General Data Management: Users are often looking for a basic understanding of what data management entails and seek guidance on establishing sound data management practices for their research. They have broad questions about organizing, accessing, and working with their data effectively.
Information Management: Researchers are interested in how to effectively manage the information surrounding their data, including documentation, organization, and understanding the context of their scientific findings. This can involve strategies for tracking workflows and creating descriptions of projects from the start.
Metadata: A key area of interest is understanding metadata standards and learning how to create comprehensive metadata records that enhance the findability and reusability of their data. Users also inquire about the specific procedures for submitting metadata to repositories.
Data Repositories: There’s significant interest in identifying appropriate repositories for depositing data, including various types like model outputs or large datasets. Users have specific questions about repository policies, accepted data formats, size limitations, costs, and available support for archiving data. Finding domain-specific repositories is also a common need.
Ocean Data: This topic caters to researchers working with marine science data who are interested in resources and best practices specific to finding, managing, visualizing, analyzing, and publishing oceanographic datasets.
Data Visualization: Users seek guidance on effective techniques and software for visualizing different types of data. They may have questions about specific tools or challenges in presenting their data visually, such as arranging elements in plots.
Analysis: Researchers are keen to learn about various data analysis tools and methodologies, particularly for handling and processing large or complex datasets. They may be interested in specific software packages or statistical techniques relevant to their field.
Publication: Users frequently ask about the process of publishing their data and software, including where to publish and how to meet the requirements of funders and journal publishers. Understanding open access options and associated fees is also a point of inquiry.
R: There is strong interest in leveraging the R programming language for various data-related tasks, such as data cleaning, manipulation, statistical analysis, and generating reproducible research. Users also look for resources tailored for R users in scientific contexts.
R Studio: For users familiar with R, presentations on leveraging the R Studio integrated development environment for enhanced productivity in data analysis, visualization, and report generation would be valuable.
Python: Similar to R, researchers want to learn how to use Python for data management, analysis, visualization, and potentially for developing shareable software. Resources and best practices for using Python in scientific workflows are relevant.
GIS: Users working with geospatial data are interested in understanding best practices for storing and managing GIS data formats like .shp and .geojson, as well as identifying nonproprietary alternatives for better interoperability.

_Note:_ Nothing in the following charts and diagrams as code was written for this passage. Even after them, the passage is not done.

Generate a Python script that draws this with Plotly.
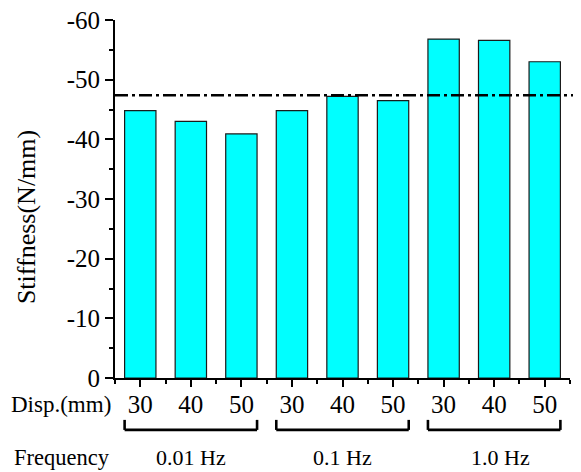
import plotly.graph_objects as go

# ---- data ----
disp_labels = ["30", "40", "50", "30", "40", "50", "30", "40", "50"]
stiffness = [-44.8, -43.0, -40.9, -44.8, -47.2, -46.5, -56.8, -56.6, -53.0]
freq_groups = ["0.01 Hz", "0.1 Hz", "1.0 Hz"]
group_size = 3
reference_value = -47.4
y_tickvals = [0, -10, -20, -30, -40, -50, -60]
y_ticktext = ["0", "-10", "-20", "-30", "-40", "-50", "-60"]

FONT = "Liberation Serif"
bar_width = 0.62
xpos = list(range(len(stiffness)))

fig = go.Figure()
fig.add_trace(go.Bar(
    x=xpos, y=stiffness, width=bar_width,
    marker=dict(color="#00FFFF", line=dict(color="#1a1a1a", width=1.2)),
    showlegend=False,
))

shapes = []
# dash-dot reference line
shapes.append(dict(type="line", xref="paper", yref="y", x0=0, x1=1.03,
                   y0=reference_value, y1=reference_value,
                   line=dict(color="black", width=2.6, dash="13px,4px,3px,4px")))

annotations = []
yb_top, yb_bot = -0.117, -0.145
for g, name in enumerate(freq_groups):
    a = g * group_size - bar_width / 2
    b = (g + 1) * group_size - 1 + bar_width / 2
    for (x0, y0, x1, y1) in [(a, yb_top, a, yb_bot), (a, yb_bot, b, yb_bot), (b, yb_bot, b, yb_top)]:
        shapes.append(dict(type="line", xref="x", yref="paper", x0=x0, x1=x1, y0=y0, y1=y1,
                           line=dict(color="black", width=2.6)))
    annotations.append(dict(x=(a + b) / 2 + (0.12 if g == 2 else 0), y=-0.223, xref="x", yref="paper",
                            text=name, showarrow=False, xanchor="center", yanchor="middle",
                            font=dict(family=FONT, size=22, color="black")))

annotations.append(dict(x=-0.004, y=-0.075, xref="paper", yref="paper", text="Disp.(mm)",
                        showarrow=False, xanchor="right", yanchor="middle",
                        font=dict(family=FONT, size=23, color="black")))
annotations.append(dict(x=-0.226, y=-0.223, xref="paper", yref="paper", text="Frequency",
                        showarrow=False, xanchor="left", yanchor="middle",
                        font=dict(family=FONT, size=22.5, color="black")))
annotations.append(dict(x=-0.193, y=0.45, xref="paper", yref="paper", text="Stiffness(N/mm)",
                        showarrow=False, xanchor="center", yanchor="middle", textangle=-90,
                        font=dict(family=FONT, size=26, color="black")))

fig.update_layout(
    width=573, height=464,
    margin=dict(l=107, r=11, t=12, b=94, autoexpand=False),
    paper_bgcolor="white", plot_bgcolor="white",
    font=dict(family=FONT, color="black"),
    shapes=shapes, annotations=annotations,
    xaxis=dict(
        automargin=False,
        range=[-0.5, len(stiffness) - 0.5],
        tickmode="array", tickvals=xpos, ticktext=disp_labels,
        ticks="outside", ticklen=7, tickwidth=1.5, tickcolor="black",
        tickfont=dict(family=FONT, size=25, color="black"),
        ticklabelstandoff=-4, ticklabeloverflow="allow",
        showline=True, linecolor="black", linewidth=2,
        showgrid=False, zeroline=False,
        minor=dict(tickmode="linear", tick0=-0.5, dtick=1, ticks="outside",
                   ticklen=4, tickwidth=1.5, tickcolor="black", showgrid=False),
    ),
    yaxis=dict(
        automargin=False,
        range=[0, -60],
        tickmode="array", tickvals=y_tickvals, ticktext=y_ticktext,
        ticks="outside", ticklen=8, tickwidth=1.5, tickcolor="black",
        tickfont=dict(family=FONT, size=25, color="black"),
        ticklabeloverflow="allow",
        showline=True, linecolor="black", linewidth=2,
        showgrid=False, zeroline=False,
        minor=dict(tickmode="linear", tick0=-5, dtick=10, ticks="outside",
                   ticklen=4, tickwidth=1.5, tickcolor="black", showgrid=False),
    ),
)

fig.write_html("out.html")
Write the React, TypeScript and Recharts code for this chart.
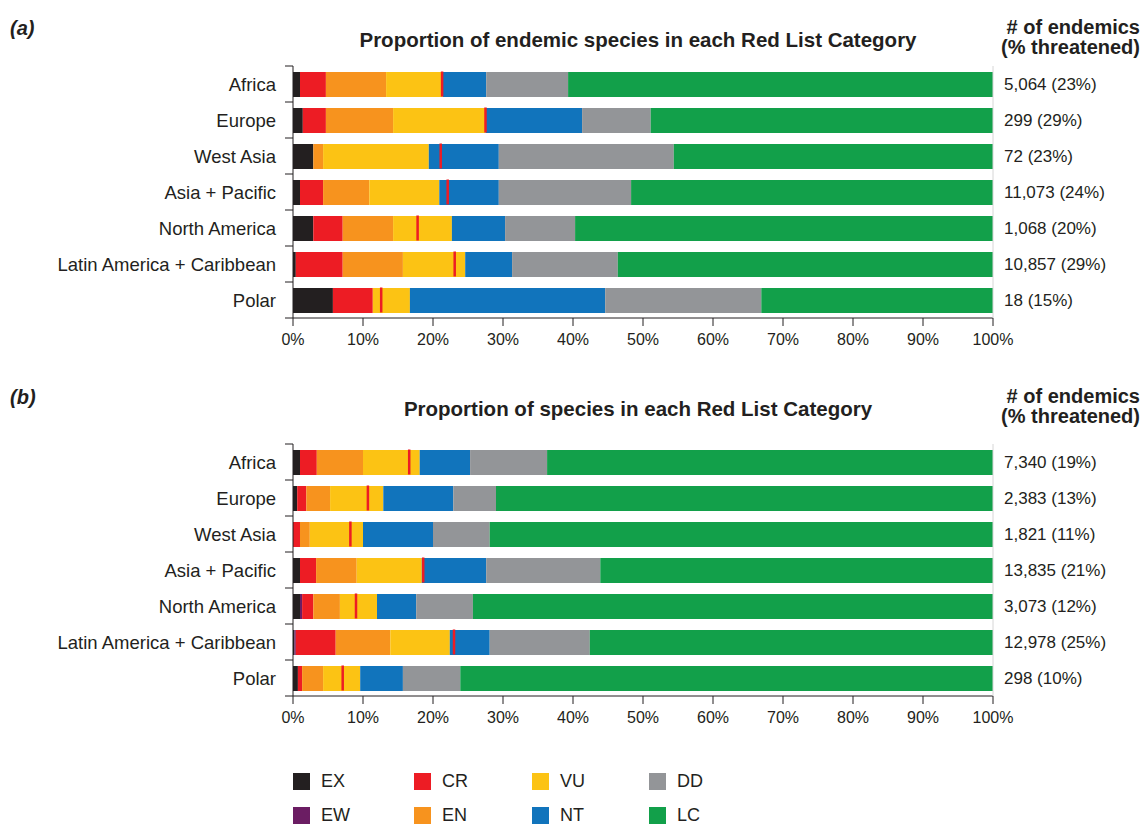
import { ComposedChart, Bar, Scatter, XAxis, YAxis } from "recharts";

const regions = [
  "Africa",
  "Europe",
  "West Asia",
  "Asia + Pacific",
  "North America",
  "Latin America + Caribbean",
  "Polar",
];

// (a) endemic species, share (%) of each Red List category
const endemicEX = [1.0, 1.4, 2.9, 1.0, 2.9, 0.4, 5.7];
const endemicEW = [0, 0, 0, 0, 0, 0, 0];
const endemicCR = [3.7, 3.3, 0, 3.3, 4.2, 6.7, 5.7];
const endemicEN = [8.6, 9.6, 1.4, 6.6, 7.2, 8.6, 0];
const endemicVU = [8.1, 13.2, 15.1, 10.0, 8.4, 8.9, 5.3];
const endemicNT = [6.2, 13.8, 10.0, 8.5, 7.6, 6.7, 27.9];
const endemicDD = [11.7, 9.8, 25.0, 18.9, 10.0, 15.1, 22.3];
const endemicLC = [60.7, 48.9, 45.6, 51.7, 59.7, 53.6, 33.1];
const endemicMarker = [21.3, 27.5, 21.1, 22.1, 17.8, 23.1, 12.6];
const endemicCounts = [
  "5,064 (23%)",
  "299 (29%)",
  "72 (23%)",
  "11,073 (24%)",
  "1,068 (20%)",
  "10,857 (29%)",
  "18 (15%)",
];

// (b) all species
const allEX = [1.0, 0.6, 0, 1.0, 1.0, 0.2, 0.7];
const allEW = [0, 0, 0, 0, 0.3, 0.2, 0];
const allCR = [2.4, 1.3, 1.0, 2.3, 1.6, 5.7, 0.6];
const allEN = [6.6, 3.4, 1.4, 5.8, 3.8, 7.8, 3.0];
const allVU = [8.1, 7.6, 7.6, 9.3, 5.3, 8.5, 5.3];
const allNT = [7.2, 10.0, 10.0, 9.2, 5.6, 5.7, 6.1];
const allDD = [11.0, 6.1, 8.1, 16.3, 8.1, 14.3, 8.2];
const allLC = [63.7, 71.0, 71.9, 56.1, 74.3, 57.6, 76.1];
const allMarker = [16.6, 10.7, 8.2, 18.6, 9.0, 23.0, 7.1];
const allCounts = [
  "7,340 (19%)",
  "2,383 (13%)",
  "1,821 (11%)",
  "13,835 (21%)",
  "3,073 (12%)",
  "12,978 (25%)",
  "298 (10%)",
];

const xTicks = [0, 10, 20, 30, 40, 50, 60, 70, 80, 90, 100];
const categories = ["EX", "EW", "CR", "EN", "VU", "NT", "DD", "LC"];

const C: Record<string, string> = {
  EX: "#231f20",
  EW: "#6b1d63",
  CR: "#ed1c24",
  EN: "#f7931e",
  VU: "#fcc314",
  NT: "#1174bc",
  DD: "#939598",
  LC: "#12a04a",
};

const ink = "#231f20";
const font = "'Liberation Sans', Arial, Helvetica, sans-serif";

const buildRows = (
  ex: number[], ew: number[], cr: number[], en: number[], vu: number[],
  nt: number[], dd: number[], lc: number[], marker: number[], counts: string[]
) =>
  regions.map((region, i) => ({
    region,
    count: counts[i],
    EX: ex[i],
    EW: ew[i],
    CR: cr[i],
    EN: en[i],
    VU: vu[i],
    NT: nt[i],
    DD: dd[i],
    LC: lc[i],
    marker: marker[i],
  }));

const endemicRows = buildRows(
  endemicEX, endemicEW, endemicCR, endemicEN, endemicVU,
  endemicNT, endemicDD, endemicLC, endemicMarker, endemicCounts
);
const allRows = buildRows(
  allEX, allEW, allCR, allEN, allVU, allNT, allDD, allLC, allMarker, allCounts
);

// left labels + tick marks sitting on the band edges
function RegionTick(props: any) {
  const { x, y, payload, index } = props;
  const ax = x + 17;
  return (
    <g>
      <text x={x} y={y} dy="0.355em" textAnchor="end" fontSize={18.5} fill={ink}>
        {payload.value}
      </text>
      <line x1={ax - 8} x2={ax} y1={y + 18} y2={y + 18} stroke={ink} />
      {index === 0 && <line x1={ax - 8} x2={ax} y1={y - 18} y2={y - 18} stroke={ink} />}
    </g>
  );
}

const MarkerShape = (p: any) => (
  <rect x={p.cx - 1.25} y={p.cy - 12.5} width={2.5} height={25} fill={C.CR} />
);

function Panel({ rows }: { rows: any[] }) {
  return (
    <ComposedChart
      layout="vertical"
      width={1146}
      height={360}
      data={rows}
      margin={{ top: 66, right: 0, bottom: 12, left: 0 }}
    >
      <XAxis
        type="number"
        domain={[0, 100]}
        ticks={xTicks}
        interval={0}
        tickFormatter={(v: number) => v + "%"}
        tick={{ fontSize: 16, fill: ink }}
        stroke={ink}
        tickSize={8}
        tickMargin={8}
        height={30}
      />
      <XAxis
        xAxisId="top"
        orientation="top"
        type="number"
        domain={[0, 100]}
        height={0}
        tick={false}
        tickLine={false}
        stroke="#a7a9ac"
      />
      <YAxis
        yAxisId="left"
        type="category"
        dataKey="region"
        width={293}
        tickSize={0}
        tickMargin={17}
        tickLine={false}
        tick={<RegionTick />}
        stroke={ink}
        interval={0}
      />
      <YAxis
        yAxisId="right"
        orientation="right"
        type="category"
        dataKey="count"
        width={153}
        tickSize={0}
        tickMargin={11}
        tickLine={false}
        tick={{ fontSize: 17, fill: ink, textAnchor: "start" }}
        stroke="#d6d6d6"
        interval={0}
      />
      {categories.map((k) => (
        <Bar
          key={k}
          dataKey={k}
          stackId="s"
          yAxisId="left"
          fill={C[k]}
          barSize={25}
          isAnimationActive={false}
        />
      ))}
      <Scatter
        dataKey="marker"
        yAxisId="left"
        shape={MarkerShape}
        isAnimationActive={false}
      />
    </ComposedChart>
  );
}

const abs = (style: any) => ({ position: "absolute" as const, ...style });

function Header({ top, tag, title }: { top: number; tag: string; title: string }) {
  return (
    <>
      <div style={abs({ left: 10, top: top, fontSize: 20, fontWeight: "bold", fontStyle: "italic", lineHeight: "20px" })}>
        {tag}
      </div>
      <div style={abs({ left: 288, width: 700, top: top + 12, textAlign: "center", fontSize: 20.5, fontWeight: "bold", lineHeight: "20px" })}>
        {title}
      </div>
      <div style={abs({ right: 6, top: top - 1, textAlign: "right", fontSize: 20, fontWeight: "bold", lineHeight: "20px" })}>
        # of endemics
        <br />
        (% threatened)
      </div>
    </>
  );
}

const legendRows = [
  ["EX", "CR", "VU", "DD"],
  ["EW", "EN", "NT", "LC"],
];
const legendCols = [293, 414, 532, 649];

export default function App() {
  return (
    <div
      style={{
        position: "absolute",
        left: 0,
        top: 0,
        width: 1146,
        height: 825,
        background: "#fff",
        fontFamily: font,
        color: ink,
      }}
    >
      <Header top={18} tag="(a)" title="Proportion of endemic species in each Red List Category" />
      <div style={abs({ left: 0, top: 0 })}>
        <Panel rows={endemicRows} />
      </div>

      <Header top={387} tag="(b)" title="Proportion of species in each Red List Category" />
      <div style={abs({ left: 0, top: 378 })}>
        <Panel rows={allRows} />
      </div>

      {legendRows.map((row, r) =>
        row.map((k, c) => (
          <div key={k} style={abs({ left: legendCols[c], top: 773 + r * 34, display: "flex", alignItems: "center" })}>
            <div style={{ width: 17, height: 17, background: C[k] }} />
            <span style={{ marginLeft: 11, fontSize: 18, lineHeight: "17px" }}>{k}</span>
          </div>
        ))
      )}
    </div>
  );
}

Satellite-dervied Data: This topic likely attracts users who work with satellite-derived data and are interested in how to access, process, analyze, and visualize this specific type of Earth observation data.
NOAA Data: Researchers who utilize data from the National Oceanic and Atmospheric Administration (NOAA) would be interested in presentations covering how to find, access, and work with various NOAA datasets and resources.
Data management: Reinforcing the foundational aspect, this topic would cover core principles and best practices in data management, addressing questions about organization, accessibility, preservation, and overall data lifecycle management. Many users, especially those with little formal training, need basic awareness in this area.
Git and Gitlab/Hub: Researchers are increasingly interested in using version control systems like Git and platforms like GitLab and GitHub for managing their code and data, fostering collaboration, and ensuring reproducibility in their research workflows.
Data processing workflows and pipelining: Users seek to learn how to design and implement efficient and reproducible workflows for processing their data, potentially utilizing scripting languages and tools for creating automated pipelines.
Functional programming: For more advanced users, presentations on applying functional programming concepts and techniques in languages like R or Python for cleaner, more modular, and potentially more efficient data analysis could be of interest.
Community Management: Some researchers are interested in learning how to engage with broader open science communities and initiatives, including contributing to projects, collaborating with others, and staying informed about advancements in data sharing and management practices.